I must admit, when I first saw the Warner Bros. logo straining to come to life to the sounds of an unmistakable V8 powerhouse engine at my most recent jaunt to the movies, I almost wet myself just a little bit. In my mind, it set off an image of Flounder from Animal House saying, “Oh boy, this is gonna be great!” as I watched one of my favorite film franchises reborn on the big screen.
What I didn’t know, what any of us on that Saturday didn’t know, was that the opening logo would be the highlight over the next two hours.
Mad Max: Fury Road is the fourth installment of the Mad Max series of films and the first new material in over 30 years, so understandably, quite a few people were pretty anxious for a fresh offering. All Mad Max creator and director George Miller had to do was serve up a post apocalyptic softball, a good bit of action coupled with the tragic story of those unfortunate enough to have survived a world set ablaze in chaos. Instead, he gave us two hours of a Terry Gilliam impersonation wrapped in cartoonish nonsense. It is quite simply a movie that your non-English speaking, 14-year-old and death metal loving cousin Olaf would approve of. Yes, that Olaf. The one that sings “Berserker” in his band because girls think sexy. Hey, if you can’t keep up with my references, I can’t help you. As always, I digress.
I can tell you that my boyish grin started to dissipate during the film somewhere between straining to understand almost any spoken dialogue and the point where some idiot with an over sized guitar that shoots flames shows up, riding a vehicle/war wagon full of war drumming natives and amplifiers. No, I’m not joking. I only wish I was. It was indeed at that point I refreshed myself where the clearly marked exit signs were in the theater as the pre film psa had suggested.
Let’s address the first point I brought up. I’m no high falutin’ Hollywood director, but I’m pretty sure most of us are in agreement that if there is spoken dialogue in a movie, the patrons of said movie should be able to hear it. If there isn’t crashing metal, explosions or just white noise obscuring the dialogue of Mad Max: Fury Road, it’s ill placed heavy metal music. If you’re lucky enough to sort out that ugly bag of audio snakes, then it’s on to try a hand at the thick Australian accents. Seriously, the sound editor of MMFR has some basic human compassion issues. Subtitles. Get some.
Realistically, complaining about the obscured dialogue in the movie is a minor issue, since the script must fit on a whole ten sheets of paper. What lines can be heard from “lead actor” Tom Hardy as Max, usually come out as grunts or random blurting of nouns. I’ve read some other reviews of this film, pointing that the sparse dialogue is somehow edgy, but it’s really just a pretentious attempt at making a completely shitty script into some work of art. Like the saying goes, “you can paint a piece of shit purple, it’s still a piece of shit.”
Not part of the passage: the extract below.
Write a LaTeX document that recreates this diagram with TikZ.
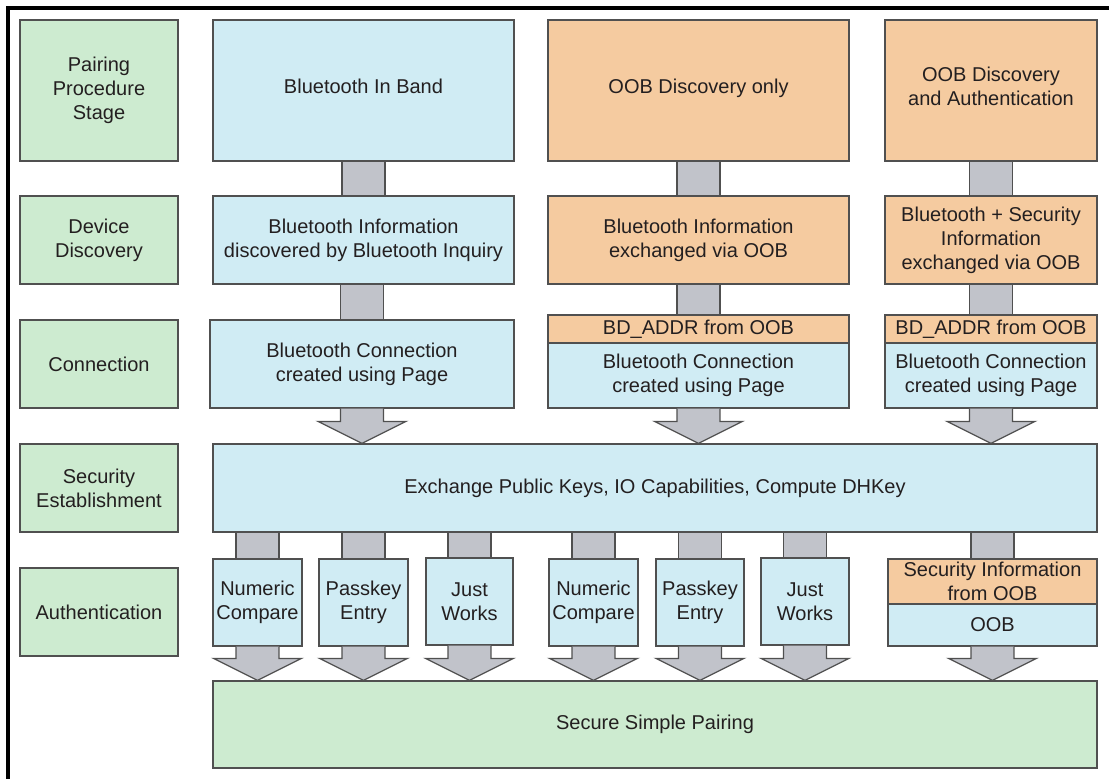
\documentclass[tikz,border=0pt]{standalone}
\usepackage{fontspec}
\setmainfont{Liberation Sans}
\usetikzlibrary{calc}
\definecolor{grn}{HTML}{CDEBD0}
\definecolor{blu}{HTML}{D0ECF4}
\definecolor{org}{HTML}{F5CBA0}
\definecolor{arr}{HTML}{C1C3CA}
\definecolor{edge}{HTML}{505050}
\definecolor{txt}{HTML}{231F20}
\newcommand\bx[7]{\node[#2, minimum width={(#5-#3)*0.75pt}, minimum height={(#6-#4)*0.75pt}] (#1) at ({(#3+#5)/2},{(#4+#6)/2}) {#7};}
\newcommand\shaft[2]{\draw[conn] ([xshift=-16.1pt]#2.north |- #1.south) rectangle ([xshift=16.1pt]#2.north);}
\newcommand\barrow[2]{\draw[conn] ([xshift=-16.1pt]#1.south) -- ([xshift=-16.1pt,yshift=16.5pt]#1.south |- #2.north) -- ([xshift=-33pt,yshift=16.5pt]#1.south |- #2.north) -- (#1.south |- #2.north) -- ([xshift=33pt,yshift=16.5pt]#1.south |- #2.north) -- ([xshift=16.1pt,yshift=16.5pt]#1.south |- #2.north) -- ([xshift=16.1pt]#1.south);}
\begin{document}
\begin{tikzpicture}[x=0.75pt,y=-0.75pt,
  box/.style={draw=edge, line width=0.9pt, inner sep=0pt, align=center, text=txt, font=\fontsize{15}{18}\selectfont},
  gbox/.style={box, fill=grn},
  bbox/.style={box, fill=blu},
  obox/.style={box, fill=org},
  raised/.style={text depth=6pt},
  conn/.style={draw=edge, fill=arr, line width=0.9pt, line join=miter}]
\useasboundingbox (0,0) rectangle (1109,778);
\clip (0,0) rectangle (1109,778);
\draw[line width=2.3pt, black] (8,800) -- (8,8) -- (1130,8);
% left column
\bx{s1}{gbox}{20}{20}{178}{161}{Pairing\\Procedure\\Stage}
\bx{s2}{gbox}{20}{196}{178}{284}{Device\\Discovery}
\bx{s3}{gbox}{20}{320}{178}{408}{Connection}
\bx{s4}{gbox}{20}{444}{178}{532}{Security\\Establishment}
\bx{s5}{gbox}{20}{568}{178}{656}{Authentication}
% column 1
\bx{a1}{bbox,raised}{213}{20}{514}{161}{Bluetooth In Band}
\bx{a2}{bbox}{213}{196}{514}{284}{Bluetooth Information\\discovered by Bluetooth Inquiry}
\bx{a3}{bbox}{210}{320}{514}{408}{Bluetooth Connection\\created using Page}
% column 2
\bx{b1}{obox,raised}{548}{20}{849}{161}{OOB Discovery only}
\bx{b2}{obox}{548}{196}{849}{284}{Bluetooth Information\\exchanged via OOB}
\bx{b3}{obox}{548}{315}{849}{343}{BD\_ADDR from OOB}
\bx{b4}{bbox}{548}{343}{849}{408}{Bluetooth Connection\\created using Page}
% column 3
\bx{c1}{obox,raised}{885}{20}{1097}{161}{OOB Discovery\\and Authentication}
\bx{c2}{obox}{885}{196}{1097}{284}{Bluetooth + Security\\Information\\exchanged via OOB}
\bx{c3}{obox}{885}{315}{1097}{343}{BD\_ADDR from OOB}
\bx{c4}{bbox}{885}{343}{1097}{408}{Bluetooth Connection\\created using Page}
% security
\bx{sec}{bbox}{213}{444}{1097}{532}{Exchange Public Keys, IO Capabilities, Compute DHKey}
% authentication
\bx{n1}{bbox}{213}{559}{302}{646}{Numeric\\Compare}
\bx{p1}{bbox}{319}{559}{408}{646}{Passkey\\Entry}
\bx{j1}{bbox}{426}{558}{513}{645}{Just\\Works}
\bx{n2}{bbox}{549}{559}{638}{646}{Numeric\\Compare}
\bx{p2}{bbox}{656}{559}{744}{646}{Passkey\\Entry}
\bx{j2}{bbox}{761}{558}{849}{645}{Just\\Works}
\bx{o1}{obox}{888}{559}{1097}{604}{Security Information\\from OOB}
\bx{o2}{bbox}{888}{604}{1097}{646}{OOB}
% result
\bx{ssp}{gbox}{213}{681}{1097}{768}{Secure Simple Pairing}
% connectors
\shaft{a1}{a2}
\shaft{a2}{a3}
\shaft{b1}{b2}
\shaft{b2}{b3}
\shaft{c1}{c2}
\shaft{c2}{c3}
\barrow{a3}{sec}
\barrow{b4}{sec}
\barrow{c4}{sec}
\shaft{sec}{n1}
\shaft{sec}{p1}
\shaft{sec}{j1}
\shaft{sec}{n2}
\shaft{sec}{p2}
\shaft{sec}{j2}
\shaft{sec}{o1}
\barrow{n1}{ssp}
\barrow{p1}{ssp}
\barrow{j1}{ssp}
\barrow{n2}{ssp}
\barrow{p2}{ssp}
\barrow{j2}{ssp}
\barrow{o2}{ssp}
\end{tikzpicture}
\end{document}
If all this wasn’t enough to drive me to the door, apparently three decades wasn’t enough to hatch a decent plot. Long story short, a desert warlord has created his own kingdom, based on control of the water supply complete with his own personal harem. Charlize Theron is a higher up in his army and decides to steal the harem and bring them to freedom. Max gets wrapped up in this local mess and ends up helping the female group. That’s it. The next hour and a half would see a gigantic chase through the desert that would not only become extremely boring, but would have me losing count of the CGI explosions.
I realize the hot button topic of this movie has become the overly feminist tone. I really didn’t get that feeling at all and believe this ridiculous argument is better left for people who just want to politicize everything. The basic fact remains regardless of social issues: this is a terrible film. George Miller not only insults fans of this series, but seems to forgotten what made his films great. Reducing Max to a useless character that really doesn’t affect the plot in any way is just a cheap bait and switch gimmick to get box office numbers for a film he knew would never sell.
Gone from MMFR is the iconic theme of tragedy clouding Max’s life, with his dead infant daughter, now seeming aged up to year six, popping up to jump scare the audience when the plot calls for Max to be declared legally insane. Speaking of back story, if you’re looking to fit MMFR into the Mad Max timeline, don’t bother. Apparently as one completely garbage blog declared, fans of the films are supposed to “connect the dots.” However, the joke is on all of us, as the dots are not only on different pages, but different books, altogether.
The only redeeming qualities of MMFR is the fitting musical score and the cinematography. The striking colors of the desert coupled with the dark grit of the cast really does pop onscreen. Unfortunately, that’s hardly worth the money for this load of garbage.
I went to MMFR hoping to see if the tragic Max had found what he was looking for after all these years, but alas, I only found why he’s mad and on a road of fury in the first place. I would be too, if I was stuck in a shitball movie that made absolutely no sense.
In the iconic words of the moron sitting next to me in the theater checking his cellphone every five minutes upon seeing the very last frame of the film, “What the HELL?!?”